PROVIDED RECORDS -
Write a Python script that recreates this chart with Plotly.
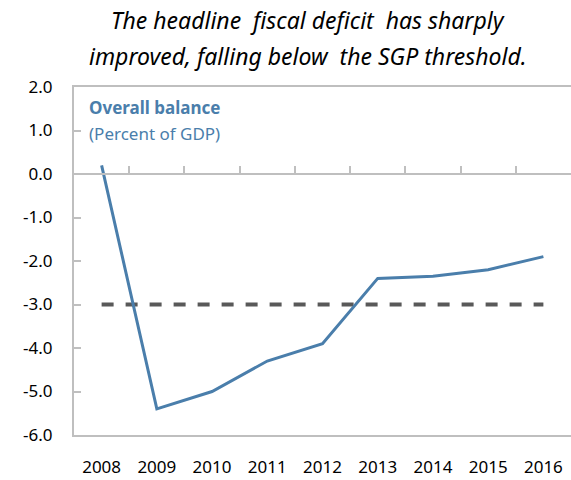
import plotly.graph_objects as go

years = [2008, 2009, 2010, 2011, 2012, 2013, 2014, 2015, 2016]
overall_balance = [0.2, -5.4, -5.0, -4.3, -3.9, -2.4, -2.35, -2.2, -1.9]
sgp_threshold = [-3.0] * len(years)
y_ticks = [2.0, 1.0, 0.0, -1.0, -2.0, -3.0, -4.0, -5.0, -6.0]
y_tick_labels = [f"{v:.1f}" for v in y_ticks]
boundaries = [y + 0.5 for y in years[:-1]]

title_lines = ["The headline  fiscal deficit  has sharply",
               "improved, falling below  the SGP threshold."]

BLUE = "#4a7eab"
GRAY = "#bfbfbf"
FONT = "Noto Sans"

fig = go.Figure()
fig.add_trace(go.Scatter(x=years, y=sgp_threshold, mode="lines",
                         line=dict(color="#595959", width=4, dash="dash"),
                         hoverinfo="skip", showlegend=False))
fig.add_trace(go.Scatter(x=years, y=overall_balance, mode="lines",
                         line=dict(color=BLUE, width=3),
                         showlegend=False))
# invisible trace on secondary x axis for zero-line ticks
fig.add_trace(go.Scatter(x=[years[0]], y=[0], xaxis="x2", mode="markers",
                         marker=dict(opacity=0), hoverinfo="skip", showlegend=False))

fig.update_layout(
    width=571, height=480,
    margin=dict(l=74, r=0, t=87, b=45, autoexpand=False),
    paper_bgcolor="white", plot_bgcolor="white",
    font=dict(family=FONT, size=17, color="#000000"),
    xaxis=dict(range=[2007.5, 2016.5], tickmode="array", tickvals=years,
               ticktext=[str(y) for y in years], showgrid=False, zeroline=False,
               showline=True, mirror=True, linecolor=GRAY, linewidth=2,
               ticks="", ticklabelstandoff=16, automargin=False,
               tickfont=dict(family=FONT, size=17)),
    xaxis2=dict(range=[2007.5, 2016.5], overlaying="x", anchor="free", position=0.75,
                side="bottom", tickmode="array", tickvals=boundaries,
                showticklabels=False, showgrid=False, zeroline=False,
                showline=True, linecolor=GRAY, linewidth=2, automargin=False,
                ticks="inside", ticklen=7, tickwidth=2, tickcolor=GRAY),
    yaxis=dict(range=[-6, 2], tickmode="array", tickvals=y_ticks,
               ticktext=y_tick_labels, showgrid=False, zeroline=False,
               showline=True, linecolor=GRAY, linewidth=2, automargin=False,
               ticks="inside", ticklen=7, tickwidth=2, tickcolor=GRAY,
               ticklabelstandoff=16, tickfont=dict(family=FONT, size=17)),
)

fig.add_annotation(text=title_lines[0], xref="paper", yref="paper",
                   x=0.471, y=1.0, yshift=67, showarrow=False, xanchor="center", yanchor="middle",
                   font=dict(family=FONT, size=23, style="italic", color="#000000"))
fig.add_annotation(text=title_lines[1], xref="paper", yref="paper",
                   x=0.471, y=1.0, yshift=31, showarrow=False, xanchor="center", yanchor="middle",
                   font=dict(family=FONT, size=23, style="italic", color="#000000"))
fig.add_annotation(text="<b>Overall balance</b>", xref="paper", yref="paper",
                   x=0.0, xshift=13, y=1.0, yshift=-20, showarrow=False, xanchor="left", yanchor="middle",
                   font=dict(family=FONT, size=17, color=BLUE))
fig.add_annotation(text="(Percent of GDP)", xref="paper", yref="paper",
                   x=0.0, xshift=13, y=1.0, yshift=-46, showarrow=False, xanchor="left", yanchor="middle",
                   font=dict(family=FONT, size=17, color=BLUE))

fig.write_html("out.html", config={"displayModeBar": False},
               post_script="document.body.style.margin='0';document.body.style.overflow='hidden';")
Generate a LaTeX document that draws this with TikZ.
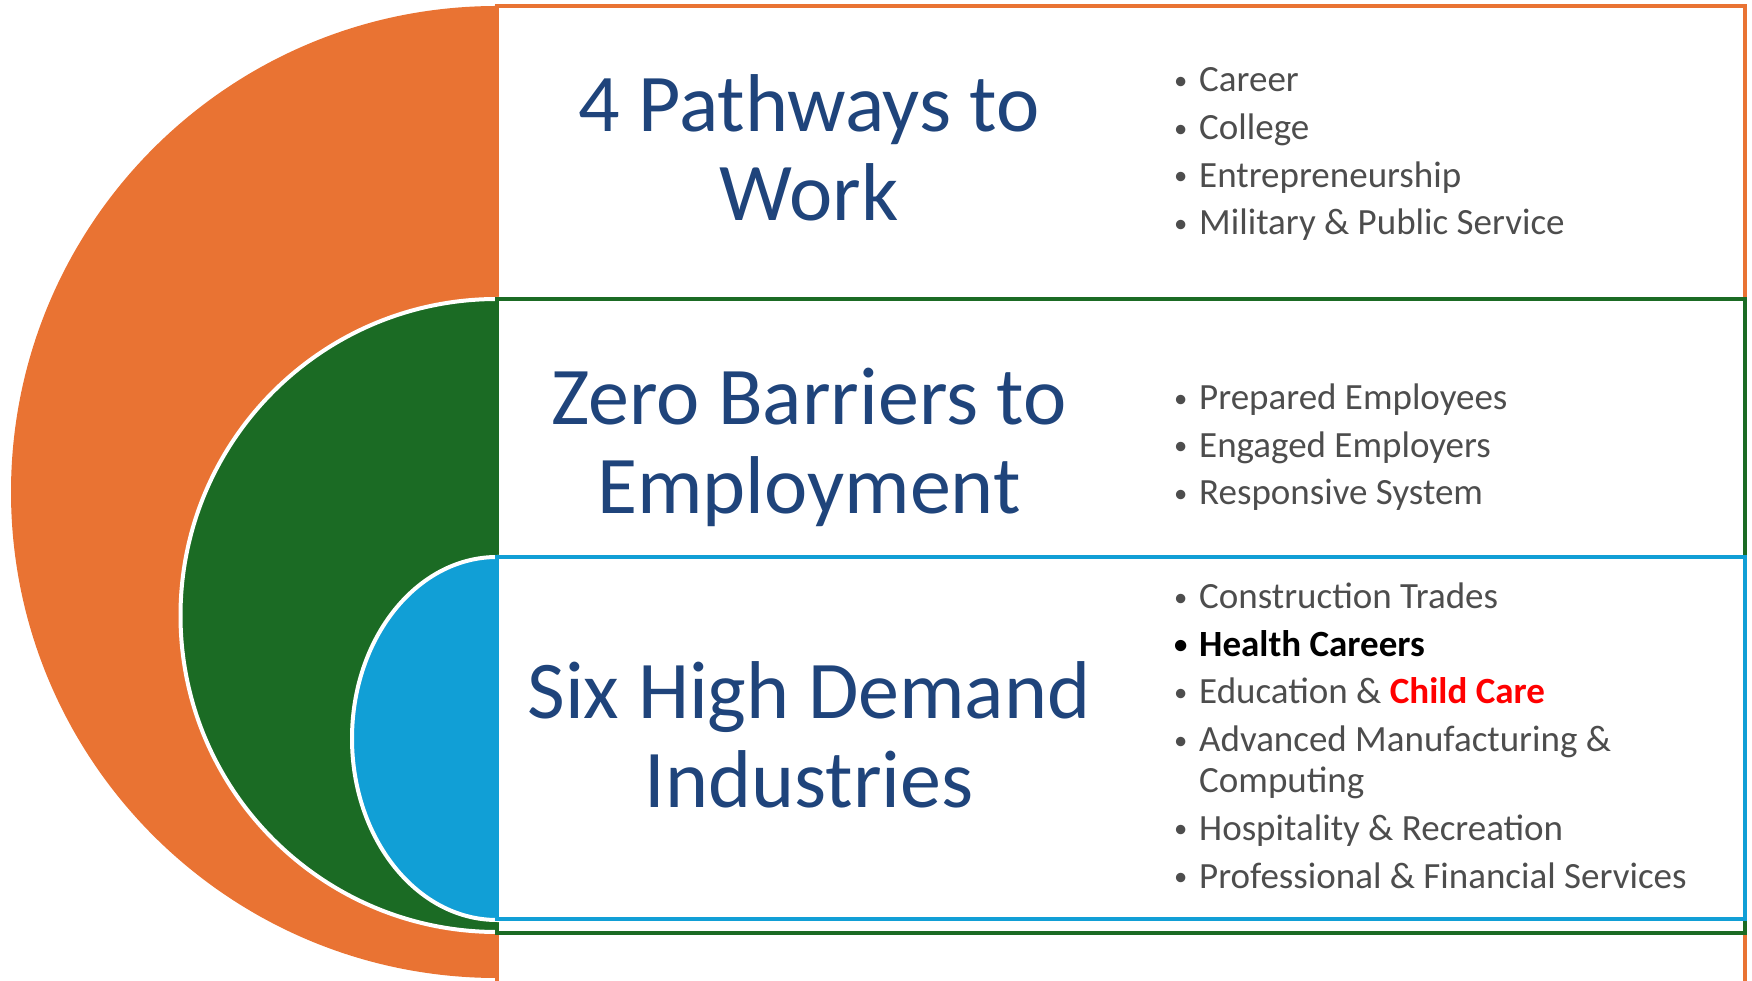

SET TASK -
Gather each line of the records holding the string "with".

ANSWER FOR THE TASK -
Write a Python script that recreates this chart with Plotly.
Generate a LaTeX document that draws this with TikZ.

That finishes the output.